Comme souvent dans les romans noirs, il faut lire le prologue. Lequel nous reporte en 1693, en Laponie, au moment où Aslak, l'un des derniers chamans samis, grand maître du joïk, le chant sacré ancestral, est brûlé vif pour hérésie par un pasteur luthérien fanatique. Après cela, la culture de son peuple va continuer de se transmettre clandestinement au fur et à mesure que les Scandinaves du "sud" progressent vers le Grand Nord et, colonisant les terres, bouleversent le mode de vie des indigènes, fondé sur l'élevage des rennes.
Trois siècles plus tard, dans la Norvège actuelle, cet antagonisme entre la civilisation samie (le mot "lapon" plus commun pour nous est péjoratif) et le monde "moderne" perdure, en dépit d'une tentative de réhabilitation communautariste engendrant tensions, racisme et extrémisme nationaliste.
Car ce sont bien des crimes sanglants qui vont déclencher l'enquête menée par Klemet, le seul policier lapon de Norvège, assisté de Nina, une stagiaire venue d'Oslo, passionnée par le Grand Nord. Tous deux appartiennent à la police des rennes, chargée de maintenir l'ordre dans un univers et une communauté rudes. Des gens qui proclament que "la moelle de renne, c'est le Viagra du Lapon", et dont certains castrent encore leurs bêtes avec les dents ne sont pas faciles à gérer...
D'abord Mattis, fils de chaman et éleveur alcoolo, est retrouvé mort. Puis, un tambour sami hautement symbolique est volé au musée de Kautokeino, celui-là même qui venait de lui être offert par un ancien compagnon de l'explorateur Paul-Emile Victor. Visiblement, quelqu'un en veut aux Lapons. Et ce n'est pas la police "officielle" qui va faire grand-chose, dirigée par l'inspecteur Rolf, venu du sud, qui méprise les autochtones et les verrait disparaître tous sans déplaisir. Il y a aussi le pasteur, toujours un fanatique, qui éradiquerait bien définitivement toute trace d'animisme chez ses ouailles.
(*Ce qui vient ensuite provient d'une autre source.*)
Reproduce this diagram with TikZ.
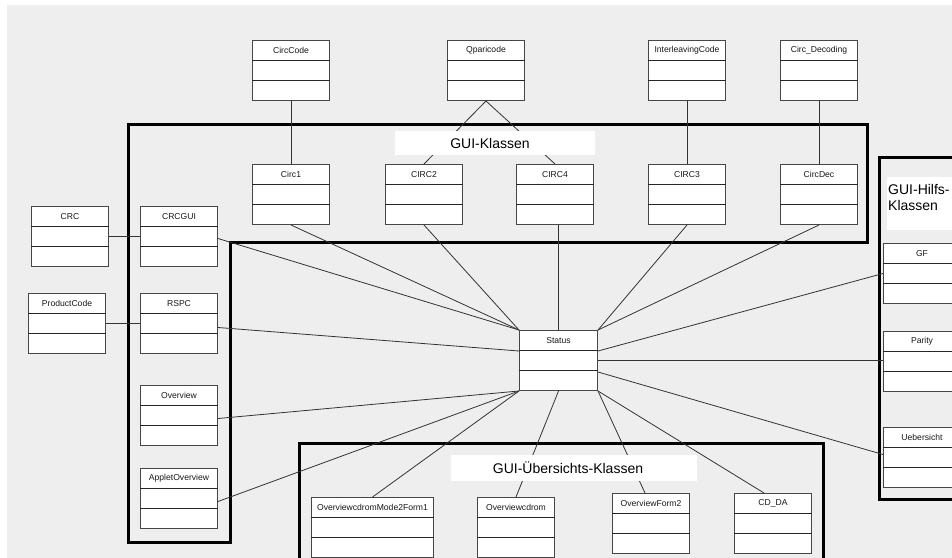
\documentclass[tikz,border=0pt]{standalone}
\usepackage{fontspec}
\setmainfont{Liberation Sans}
\definecolor{bggray}{RGB}{238,238,238}
\definecolor{boxgray}{RGB}{70,70,70}
\newcommand\clsbox[5]{%
  \node[cls, minimum width=#4pt] (#1) at (#2,#3) {};
  \draw[clsline] ([yshift=-20pt]#1.north west) -- ([yshift=-20pt]#1.north east);
  \draw[clsline] ([yshift=-40pt]#1.north west) -- ([yshift=-40pt]#1.north east);
  \node[clstext] (#1-t) at ([yshift=-10.5pt]#1.north) {#5};
}
\begin{document}
\begin{tikzpicture}[x=1pt,y=-1pt,
  cls/.style={rectangle, draw=boxgray, fill=white, line width=1pt, minimum height=60pt, inner sep=0pt, anchor=north west},
  clsline/.style={draw=black!85, line width=0.9pt},
  clstext/.style={font=\fontsize{8.6}{9.5}\selectfont, inner sep=0pt, text=black!90},
  conn/.style={draw=black!80, line width=0.8pt},
  grpframe/.style={draw=black, line width=3pt},
  lblbox/.style={fill=white, draw=none},
  lbltext/.style={font=\fontsize{14}{16.5}\selectfont, inner sep=0pt}]
\useasboundingbox (0,0) rectangle (952,557);
\clip (0,0) rectangle (952,557);
\fill[bggray] (7,5) rectangle (960,570);
% group frames
\draw[grpframe] (128,124) -- (867,124) -- (867,242) -- (230,242) -- (230,542) -- (128,542) -- cycle;
\draw[grpframe] (965,157) -- (879,157) -- (879,499) -- (965,499);
\draw[grpframe] (299,570) -- (299,443) -- (823,443) -- (823,570);
% top classes
\clsbox{CircCode}{252}{40}{77}{CircCode}
\clsbox{Qparicode}{447}{40}{77}{Qparicode}
\clsbox{InterleavingCode}{648}{40}{77}{InterleavingCode}
\clsbox{CircDecoding}{780}{40}{77}{Circ\_Decoding}
% GUI-Klassen
\clsbox{Circ1}{252}{164}{77}{Circ1}
\clsbox{CIRC2}{385}{164}{77}{CIRC2}
\clsbox{CIRC4}{516}{164}{77}{CIRC4}
\clsbox{CIRC3}{648}{164}{77}{CIRC3}
\clsbox{CircDec}{780}{164}{77}{CircDec}
\clsbox{CRCGUI}{140}{206}{77}{CRCGUI}
\clsbox{RSPC}{140}{293}{77}{RSPC}
\clsbox{Overview}{140}{385}{77}{Overview}
\clsbox{AppletOverview}{140}{468}{77}{AppletOverview}
% outside left
\clsbox{CRC}{31}{206}{77}{CRC}
\clsbox{ProductCode}{28}{293}{77}{ProductCode}
% center
\clsbox{Status}{519}{330}{78}{Status}
% helper classes
\clsbox{GF}{883}{243}{77}{GF}
\clsbox{Parity}{883}{331}{77}{Parity}
\clsbox{Uebersicht}{883}{427}{77}{Uebersicht}
% overview classes
\clsbox{OCMTwoF}{311}{497}{122}{OverviewcdromMode2Form1}
\clsbox{Overviewcdrom}{477}{497}{77}{Overviewcdrom}
\clsbox{OverviewForm2}{612}{493}{77}{OverviewForm2}
\clsbox{CDDA}{734}{493}{77}{CD\_DA}
% connectors
\draw[conn] (CircCode.south) -- (Circ1.north);
\draw[conn] (Qparicode.south) -- (CIRC2.north);
\draw[conn] (Qparicode.south) -- (CIRC4.north);
\draw[conn] (InterleavingCode.south) -- (CIRC3.north);
\draw[conn] (CircDecoding.south) -- (CircDec.north);
\draw[conn] (CRC.east) -- (CRCGUI.west);
\draw[conn] (ProductCode.east) -- (RSPC.west);
\draw[conn] (Circ1.south) -- (Status.north west);
\draw[conn] (CIRC2.south) -- (Status.north west);
\draw[conn] (Status.north |- CIRC4.south) -- (Status.north);
\draw[conn] (CIRC3.south) -- (Status.north east);
\draw[conn] (CircDec.south) -- (Status.north east);
\draw[conn] ([yshift=-2pt]CRCGUI.east) -- (Status.north west);
\draw[conn] ([yshift=-4pt]RSPC.east) -- ([yshift=-21pt]Status.north west);
\draw[conn] ([yshift=-3pt]Overview.east) -- (Status.south west);
\draw[conn] ([yshift=-3pt]AppletOverview.east) -- (Status.south west);
\draw[conn] (OCMTwoF.north) -- (Status.south west);
\draw[conn] (Overviewcdrom.north) -- (Status.south);
\draw[conn] ([xshift=-6pt]OverviewForm2.north) -- (Status.south east);
\draw[conn] ([xshift=-9pt]CDDA.north) -- (Status.south east);
\draw[conn] ([yshift=-21pt]Status.north east) -- (GF.west);
\draw[conn] (Status.east) -- (Status.east -| Parity.west);
\draw[conn] ([yshift=-42pt]Status.north east) -- ([yshift=3pt]Uebersicht.west);
% group labels
\fill[lblbox] (395,131) rectangle (595,155);
\node[lbltext] (lblGUI) at (490,143) {GUI-Klassen};
\fill[lblbox] (887,177) rectangle (960,230);
\node[lbltext, anchor=north west, align=left] (lblHilfs) at (888,184) {GUI-Hilfs-\\Klassen};
\fill[lblbox] (451,455) rectangle (697,481);
\node[lbltext] (lblUeb) at (568,468) {GUI-Übersichts-Klassen};
\end{tikzpicture}
\end{document}
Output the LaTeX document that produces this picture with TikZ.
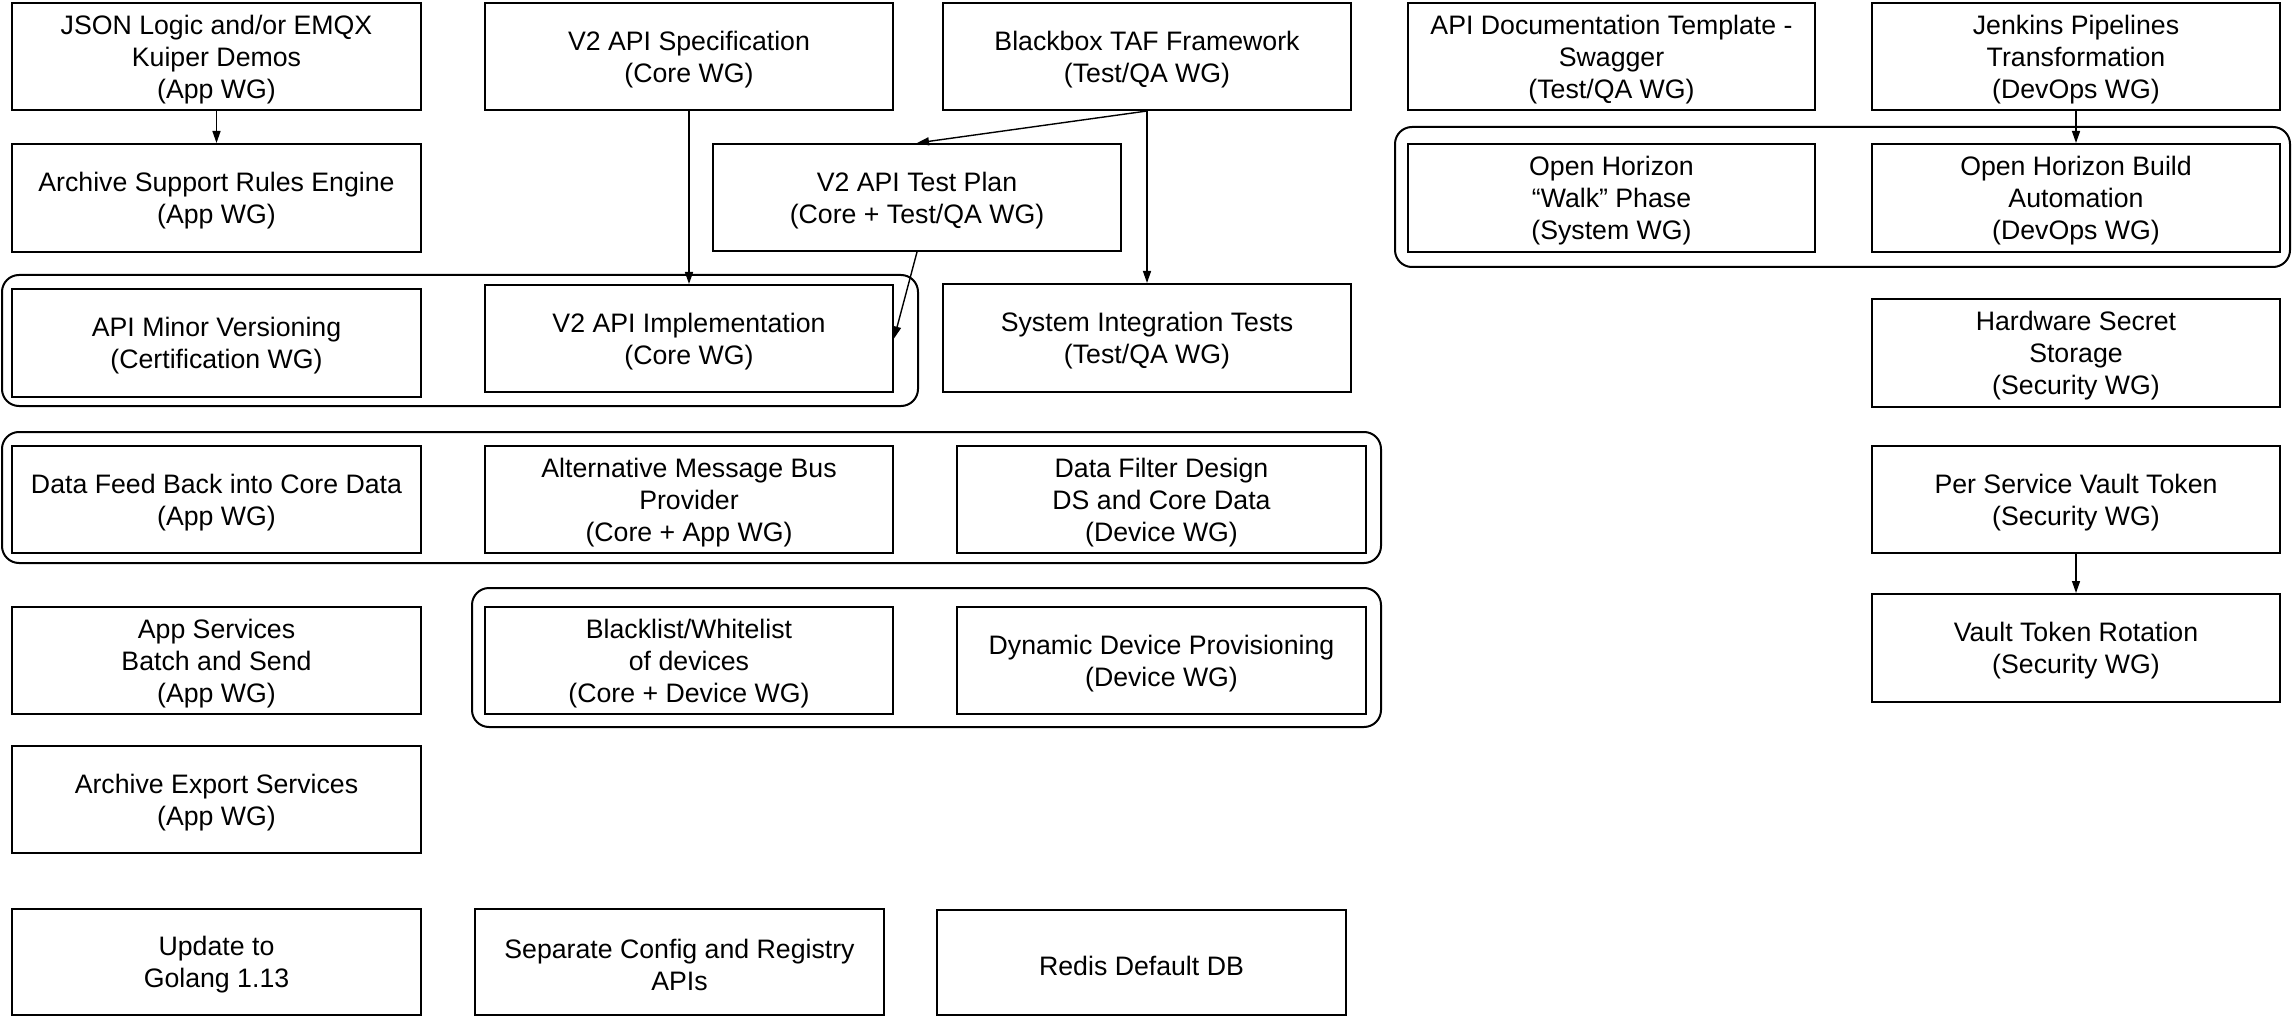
\documentclass[tikz,border=0pt]{standalone}
\usepackage{fontspec}
\setmainfont{Liberation Sans}
\usetikzlibrary{arrows.meta}
\tikzset{
  box/.style={draw, line width=2pt, inner sep=0pt},
  txt/.style={align=center, inner sep=0pt, font=\fontsize{26.7}{32}\selectfont},
  grp/.style={draw, line width=2pt, rounded corners=17pt},
  arr/.style={draw, line width=1.4pt, -{Triangle[length=12pt,width=8pt]}}
}
\newcommand\bx[6]{\node[box, minimum width={(#4-#2)*1pt}, minimum height={(#5-#3)*1pt}] (#1) at ({(#2+#4)/2},{(#3+#5)/2}) {};
  \node[txt] (#1-t) at ([yshift=-3pt]#1.center) {#6};}
\begin{document}
\begin{tikzpicture}[x=1pt,y=-1pt]
\useasboundingbox (0,0) rectangle (2292,1016);
% groups
\draw[grp] (2,275) rectangle (918,406);
\draw[grp] (2,432) rectangle (1381,563);
\draw[grp] (472,588) rectangle (1381,727);
\draw[grp] (1395,127) rectangle (2290,267);
% row 1
\bx{json}{12}{3}{421}{110}{JSON Logic and/or EMQX\\Kuiper Demos\\(App WG)}
\bx{spec}{485}{3}{893}{110}{V2 API Specification\\(Core WG)}
\bx{taf}{943}{3}{1351}{110}{Blackbox TAF Framework\\(Test/QA WG)}
\bx{apidoc}{1408}{3}{1815}{110}{API Documentation Template -\\Swagger\\(Test/QA WG)}
\bx{jenkins}{1872}{3}{2280}{110}{Jenkins Pipelines\\Transformation\\(DevOps WG)}
% row 2
\bx{archsup}{12}{144}{421}{252}{Archive Support Rules Engine\\(App WG)}
\bx{testplan}{713}{144}{1121}{251}{V2 API Test Plan\\(Core + Test/QA WG)}
\bx{ohwalk}{1408}{144}{1815}{252}{Open Horizon\\“Walk” Phase\\(System WG)}
\bx{ohbuild}{1872}{144}{2280}{252}{Open Horizon Build\\Automation\\(DevOps WG)}
% row 3
\bx{minor}{12}{289}{421}{397}{API Minor Versioning\\(Certification WG)}
\bx{impl}{485}{285}{893}{392}{V2 API Implementation\\(Core WG)}
\bx{sit}{943}{284}{1351}{392}{System Integration Tests\\(Test/QA WG)}
\bx{hwsec}{1872}{299}{2280}{407}{Hardware Secret\\Storage\\(Security WG)}
% row 4
\bx{datafeed}{12}{446}{421}{553}{Data Feed Back into Core Data\\(App WG)}
\bx{altmsg}{485}{446}{893}{553}{Alternative Message Bus\\Provider\\(Core + App WG)}
\bx{filter}{957}{446}{1366}{553}{Data Filter Design\\DS and Core Data\\(Device WG)}
\bx{pervault}{1872}{446}{2280}{553}{Per Service Vault Token\\(Security WG)}
% row 5
\bx{appsvc}{12}{607}{421}{714}{App Services\\Batch and Send\\(App WG)}
\bx{blacklist}{485}{607}{893}{714}{Blacklist/Whitelist\\of devices\\(Core + Device WG)}
\bx{dynamic}{957}{607}{1366}{714}{Dynamic Device Provisioning\\(Device WG)}
\bx{rotation}{1872}{594}{2280}{702}{Vault Token Rotation\\(Security WG)}
% row 6
\bx{archexp}{12}{746}{421}{853}{Archive Export Services\\(App WG)}
% row 7
\bx{golang}{12}{909}{421}{1015}{Update to\\Golang 1.13}
\bx{sepconf}{475}{909}{884}{1015}{Separate Config and Registry\\APIs}
\bx{redis}{937}{910}{1346}{1015}{Redis Default DB}
% arrows
\draw[arr] (json.south) -- (archsup.north);
\draw[arr] (spec.south) -- (impl.north);
\draw[arr] (taf.south) -- (testplan.north);
\draw[arr] (taf.south) -- (sit.north);
\draw[arr] (testplan.south) -- (impl.east);
\draw[arr] (jenkins.south) -- (ohbuild.north);
\draw[arr] (pervault.south) -- (rotation.north);
\end{tikzpicture}
\end{document}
Enfin, quel rôle joue dans cette affaire André Racagnal, un Français, soi-disant géologue prospecteur ?
On laissera à Klemet et à Nina le soin de nous révéler les secrets qui font de cet ethno-polar polaire et politique, premier roman d'Olivier Truc, un journaliste spécialiste des pays Baltes et de la Scandinavie, un roman aussi original que ténébreux.